Set task> Reproduce the listing below character for character; drop every image.

Supplied material>
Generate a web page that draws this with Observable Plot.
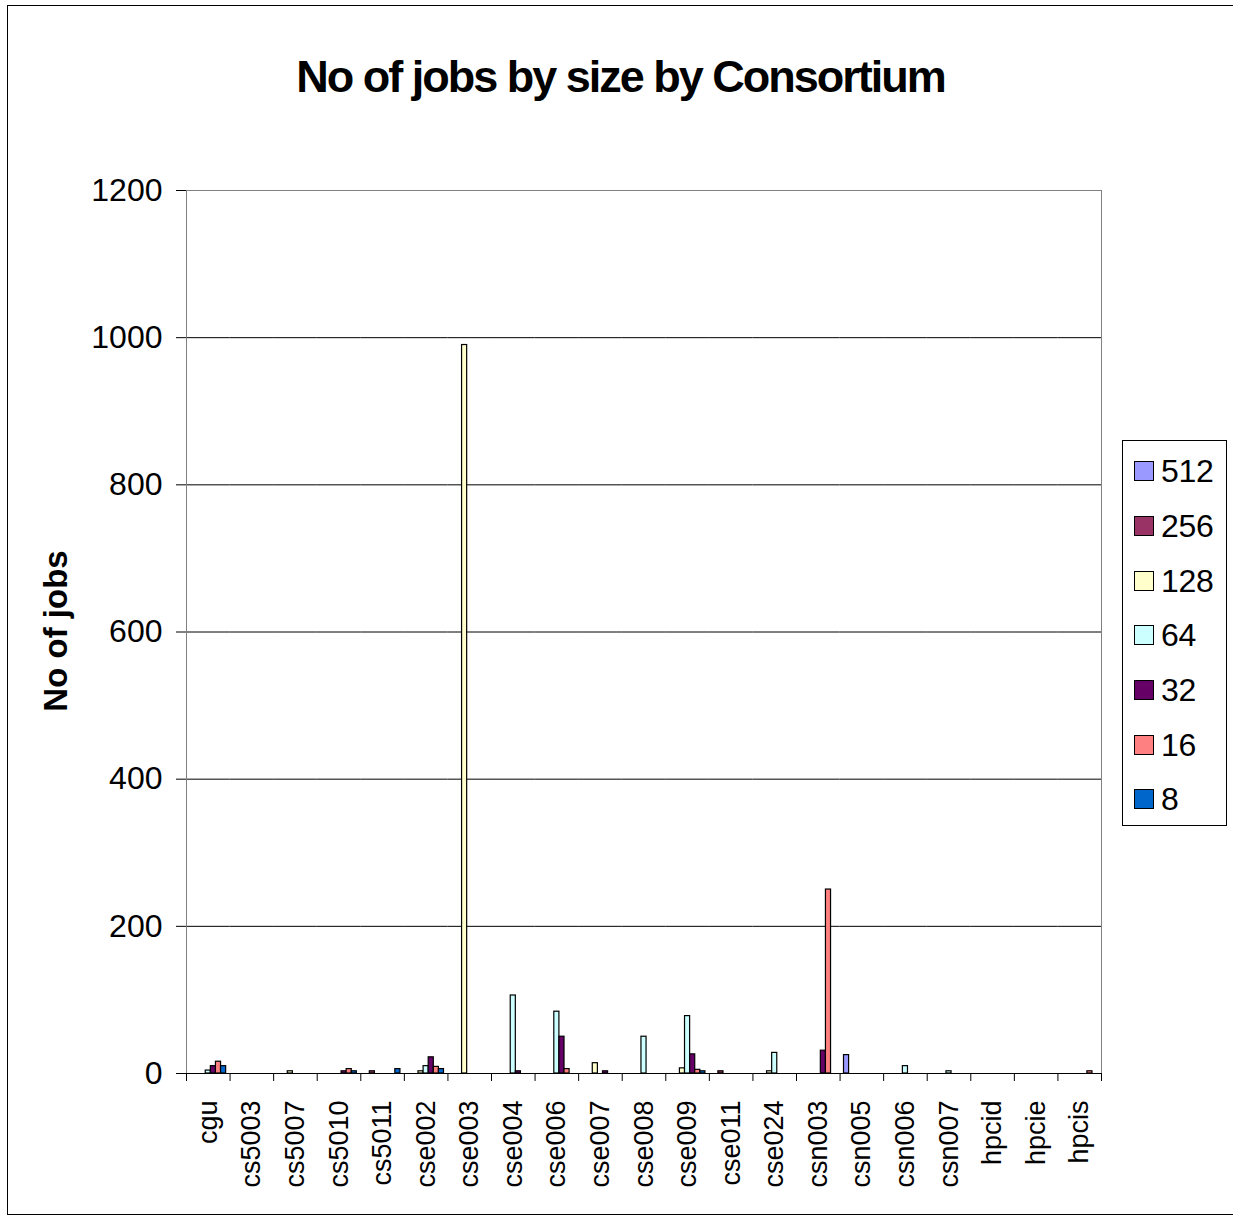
<!DOCTYPE html>
<html>
<head>
<meta charset="utf-8">
<script src="https://cdn.jsdelivr.net/npm/d3@7"></script>
<script src="https://cdn.jsdelivr.net/npm/@observablehq/plot@0.6"></script>
<style>
  html, body { margin: 0; padding: 0; background: #fff; }
  body { width: 1233px; height: 1217px; position: relative; overflow: hidden;
         font-family: "Liberation Sans", Arial, sans-serif; }
  #border { position: absolute; left: 7px; top: 5px; width: 1230px; height: 1210px;
            border: 1px solid #000; box-sizing: border-box; }
  #title { position: absolute; left: 0; width: 1241px; top: 54px; text-align: center;
           font-size: 45px; line-height: 45px; font-weight: bold; letter-spacing: -2px; color: #000; }
  #ylabel { position: absolute; left: 55px; top: 631px; transform: translate(-50%, -50%) rotate(-90deg);
            font-size: 33px; line-height: 33px; font-weight: bold; white-space: nowrap; color: #000; }
  #chart { position: absolute; left: 0; top: 150px; }
  #legend { position: absolute; left: 1122px; top: 440px; width: 105px; height: 386px;
            border: 1px solid #000; box-sizing: border-box; background: #fff; }
  .lg-row { position: absolute; left: 11px; height: 30px; display: flex; align-items: center; }
  .lg-sw { width: 20px; height: 20px; border: 1px solid #000; box-sizing: border-box; margin-right: 7px; }
  .lg-tx { font-size: 32px; line-height: 30px; color: #000; letter-spacing: -0.3px; }
</style>
</head>
<body>
<div id="border"></div>
<div id="title">No of jobs by size by Consortium</div>
<div id="ylabel">No of jobs</div>
<div id="chart"></div>
<div id="legend"></div>
<script>
// ---- data ----
const categories = ["cgu","cs5003","cs5007","cs5010","cs5011","cse002","cse003","cse004","cse006","cse007","cse008","cse009","cse011","cse024","csn003","csn005","csn006","csn007","hpcid","hpcie","hpcis"];
const sizes = ["512","256","128","64","32","16","8"];
const colors = ["#9999FF","#993366","#FFFFCC","#CCFFFF","#660066","#FF8080","#0066CC"];
//                 cgu cs5003 cs5007 cs5010 cs5011 cse002 cse003 cse004 cse006 cse007 cse008 cse009 cse011 cse024 csn003 csn005 csn006 csn007 hpcid hpcie hpcis
const s512 =      [0,  0,     0,     0,     0,     0,     0,     0,     0,     0,     0,     0,     0,     0,     0,     25,    0,     0,     0,    0,    0];
const s256 =      [0,  0,     0,     0,     3,     0,     0,     0,     0,     0,     0,     0,     3,     0,     0,     0,     0,     0,     0,    0,    0];
const s128 =      [0,  0,     3,     0,     0,     3,     990,   0,     0,     14,    0,     7,     0,     3,     0,     0,     0,     0,     0,    0,    0];
const s64 =       [4,  0,     0,     0,     0,     10,    0,     106,   84,    0,     50,    78,    0,     28,    0,     0,     10,    3,     0,    0,    0];
const s32 =       [10, 0,     0,     3,     0,     22,    0,     3,     50,    3,     0,     26,    0,     0,     31,    0,     0,     0,     0,    0,    0];
const s16 =       [16, 0,     0,     6,     0,     9,     0,     0,     6,     0,     0,     5,     0,     0,     250,   0,     0,     0,     0,    0,    3];
const s8 =        [10, 0,     0,     3,     6,     6,     0,     0,     0,     0,     0,     3,     0,     0,     0,     0,     0,     0,     0,    0,    0];
const seriesValues = [s512, s256, s128, s64, s32, s16, s8];
const yTicks = [0, 200, 400, 600, 800, 1000, 1200];

// ---- build tables ----
const rows = [];
sizes.forEach((s, si) => {
  seriesValues[si].forEach((v, ci) => {
    if (v > 0) rows.push({cat: categories[ci], size: s, value: v});
  });
});
// gridlines repeated in every category facet (so empty facets get them too)
const gridRows = [];
categories.forEach(c => yTicks.forEach(t => gridRows.push({cat: c, y: t})));

const W = 1110, H = 1050, mL = 186, mR = 9, mT = 40, mB = 127;
const step = (W - mL - mR) / categories.length;

const chart = Plot.plot({
  width: W, height: H,
  marginLeft: mL, marginRight: mR, marginTop: mT, marginBottom: mB,
  style: {fontFamily: "'Liberation Sans', Arial, sans-serif", color: "#000", background: "transparent"},
  fx: {domain: categories, padding: 0, round: false, label: null},
  x: {domain: sizes, paddingInner: 0, paddingOuter: 0.77, round: false, axis: null},
  y: {domain: [0, 1200], label: null},
  color: {domain: sizes, range: colors},
  marks: [
    Plot.ruleY(gridRows.filter(d => d.y > 0 && d.y < 1200), {fx: "cat", y: "y", stroke: "#000", strokeWidth: 1}),
    Plot.ruleY(gridRows.filter(d => d.y === 1200), {fx: "cat", y: "y", stroke: "#808080", strokeWidth: 1}),
    Plot.frame({facet: "super", stroke: "#808080", strokeWidth: 1}),
    Plot.barY(rows, {fx: "cat", x: "size", y: "value", fill: "size", stroke: "#000", strokeWidth: 1.2}),
    Plot.ruleY(gridRows.filter(d => d.y === 0), {fx: "cat", y: "y", stroke: "#000", strokeWidth: 1.2}),
    Plot.axisY({ticks: yTicks, tickFormat: d => String(d), tickSize: 10, tickPadding: 14, fontSize: 32,
                line: true, label: null, stroke: "#000", facetAnchor: "left"}),
    Plot.axisFx({anchor: "bottom", tickSize: 0, tickPadding: 27, tickRotate: -90, fontSize: 27, label: null}),
    Plot.axisFx({anchor: "bottom", text: null, tickSize: 8, dx: -step / 2, label: null}),
    Plot.axisFx({anchor: "bottom", ticks: [categories[categories.length - 1]], text: null, tickSize: 8, dx: step / 2, label: null})
  ]
});
document.getElementById("chart").appendChild(chart);

// ---- legend ----
const legend = document.getElementById("legend");
const rowTops = [15, 70, 125, 179, 234, 289, 343];
sizes.forEach((s, i) => {
  const r = document.createElement("div");
  r.className = "lg-row";
  r.style.top = rowTops[i] + "px";
  const sw = document.createElement("div");
  sw.className = "lg-sw";
  sw.style.background = colors[i];
  const tx = document.createElement("div");
  tx.className = "lg-tx";
  tx.textContent = s;
  r.appendChild(sw); r.appendChild(tx);
  legend.appendChild(r);
});
</script>
</body>
</html>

Solution for this task>
Generate a web page that draws this with Observable Plot.
<!DOCTYPE html>
<html>
<head>
<meta charset="utf-8">
<script src="https://cdn.jsdelivr.net/npm/d3@7"></script>
<script src="https://cdn.jsdelivr.net/npm/@observablehq/plot@0.6"></script>
<style>
  html, body { margin: 0; padding: 0; background: #fff; }
  body { width: 1233px; height: 1217px; position: relative; overflow: hidden;
         font-family: "Liberation Sans", Arial, sans-serif; }
  #border { position: absolute; left: 7px; top: 5px; width: 1230px; height: 1210px;
            border: 1px solid #000; box-sizing: border-box; }
  #title { position: absolute; left: 0; width: 1241px; top: 54px; text-align: center;
           font-size: 45px; line-height: 45px; font-weight: bold; letter-spacing: -2px; color: #000; }
  #ylabel { position: absolute; left: 55px; top: 631px; transform: translate(-50%, -50%) rotate(-90deg);
            font-size: 33px; line-height: 33px; font-weight: bold; white-space: nowrap; color: #000; }
  #chart { position: absolute; left: 0; top: 150px; }
  #legend { position: absolute; left: 1122px; top: 440px; width: 105px; height: 386px;
            border: 1px solid #000; box-sizing: border-box; background: #fff; }
  .lg-row { position: absolute; left: 11px; height: 30px; display: flex; align-items: center; }
  .lg-sw { width: 20px; height: 20px; border: 1px solid #000; box-sizing: border-box; margin-right: 7px; }
  .lg-tx { font-size: 32px; line-height: 30px; color: #000; letter-spacing: -0.3px; }
</style>
</head>
<body>
<div id="border"></div>
<div id="title">No of jobs by size by Consortium</div>
<div id="ylabel">No of jobs</div>
<div id="chart"></div>
<div id="legend"></div>
<script>
// ---- data ----
const categories = ["cgu","cs5003","cs5007","cs5010","cs5011","cse002","cse003","cse004","cse006","cse007","cse008","cse009","cse011","cse024","csn003","csn005","csn006","csn007","hpcid","hpcie","hpcis"];
const sizes = ["512","256","128","64","32","16","8"];
const colors = ["#9999FF","#993366","#FFFFCC","#CCFFFF","#660066","#FF8080","#0066CC"];
//                 cgu cs5003 cs5007 cs5010 cs5011 cse002 cse003 cse004 cse006 cse007 cse008 cse009 cse011 cse024 csn003 csn005 csn006 csn007 hpcid hpcie hpcis
const s512 =      [0,  0,     0,     0,     0,     0,     0,     0,     0,     0,     0,     0,     0,     0,     0,     25,    0,     0,     0,    0,    0];
const s256 =      [0,  0,     0,     0,     3,     0,     0,     0,     0,     0,     0,     0,     3,     0,     0,     0,     0,     0,     0,    0,    0];
const s128 =      [0,  0,     3,     0,     0,     3,     990,   0,     0,     14,    0,     7,     0,     3,     0,     0,     0,     0,     0,    0,    0];
const s64 =       [4,  0,     0,     0,     0,     10,    0,     106,   84,    0,     50,    78,    0,     28,    0,     0,     10,    3,     0,    0,    0];
const s32 =       [10, 0,     0,     3,     0,     22,    0,     3,     50,    3,     0,     26,    0,     0,     31,    0,     0,     0,     0,    0,    0];
const s16 =       [16, 0,     0,     6,     0,     9,     0,     0,     6,     0,     0,     5,     0,     0,     250,   0,     0,     0,     0,    0,    3];
const s8 =        [10, 0,     0,     3,     6,     6,     0,     0,     0,     0,     0,     3,     0,     0,     0,     0,     0,     0,     0,    0,    0];
const seriesValues = [s512, s256, s128, s64, s32, s16, s8];
const yTicks = [0, 200, 400, 600, 800, 1000, 1200];

// ---- build tables ----
const rows = [];
sizes.forEach((s, si) => {
  seriesValues[si].forEach((v, ci) => {
    if (v > 0) rows.push({cat: categories[ci], size: s, value: v});
  });
});
// gridlines repeated in every category facet (so empty facets get them too)
const gridRows = [];
categories.forEach(c => yTicks.forEach(t => gridRows.push({cat: c, y: t})));

const W = 1110, H = 1050, mL = 186, mR = 9, mT = 40, mB = 127;
const step = (W - mL - mR) / categories.length;

const chart = Plot.plot({
  width: W, height: H,
  marginLeft: mL, marginRight: mR, marginTop: mT, marginBottom: mB,
  style: {fontFamily: "'Liberation Sans', Arial, sans-serif", color: "#000", background: "transparent"},
  fx: {domain: categories, padding: 0, round: false, label: null},
  x: {domain: sizes, paddingInner: 0, paddingOuter: 0.77, round: false, axis: null},
  y: {domain: [0, 1200], label: null},
  color: {domain: sizes, range: colors},
  marks: [
    Plot.ruleY(gridRows.filter(d => d.y > 0 && d.y < 1200), {fx: "cat", y: "y", stroke: "#000", strokeWidth: 1}),
    Plot.ruleY(gridRows.filter(d => d.y === 1200), {fx: "cat", y: "y", stroke: "#808080", strokeWidth: 1}),
    Plot.frame({facet: "super", stroke: "#808080", strokeWidth: 1}),
    Plot.barY(rows, {fx: "cat", x: "size", y: "value", fill: "size", stroke: "#000", strokeWidth: 1.2}),
    Plot.ruleY(gridRows.filter(d => d.y === 0), {fx: "cat", y: "y", stroke: "#000", strokeWidth: 1.2}),
    Plot.axisY({ticks: yTicks, tickFormat: d => String(d), tickSize: 10, tickPadding: 14, fontSize: 32,
                line: true, label: null, stroke: "#000", facetAnchor: "left"}),
    Plot.axisFx({anchor: "bottom", tickSize: 0, tickPadding: 27, tickRotate: -90, fontSize: 27, label: null}),
    Plot.axisFx({anchor: "bottom", text: null, tickSize: 8, dx: -step / 2, label: null}),
    Plot.axisFx({anchor: "bottom", ticks: [categories[categories.length - 1]], text: null, tickSize: 8, dx: step / 2, label: null})
  ]
});
document.getElementById("chart").appendChild(chart);

// ---- legend ----
const legend = document.getElementById("legend");
const rowTops = [15, 70, 125, 179, 234, 289, 343];
sizes.forEach((s, i) => {
  const r = document.createElement("div");
  r.className = "lg-row";
  r.style.top = rowTops[i] + "px";
  const sw = document.createElement("div");
  sw.className = "lg-sw";
  sw.style.background = colors[i];
  const tx = document.createElement("div");
  tx.className = "lg-tx";
  tx.textContent = s;
  r.appendChild(sw); r.appendChild(tx);
  legend.appendChild(r);
});
</script>
</body>
</html>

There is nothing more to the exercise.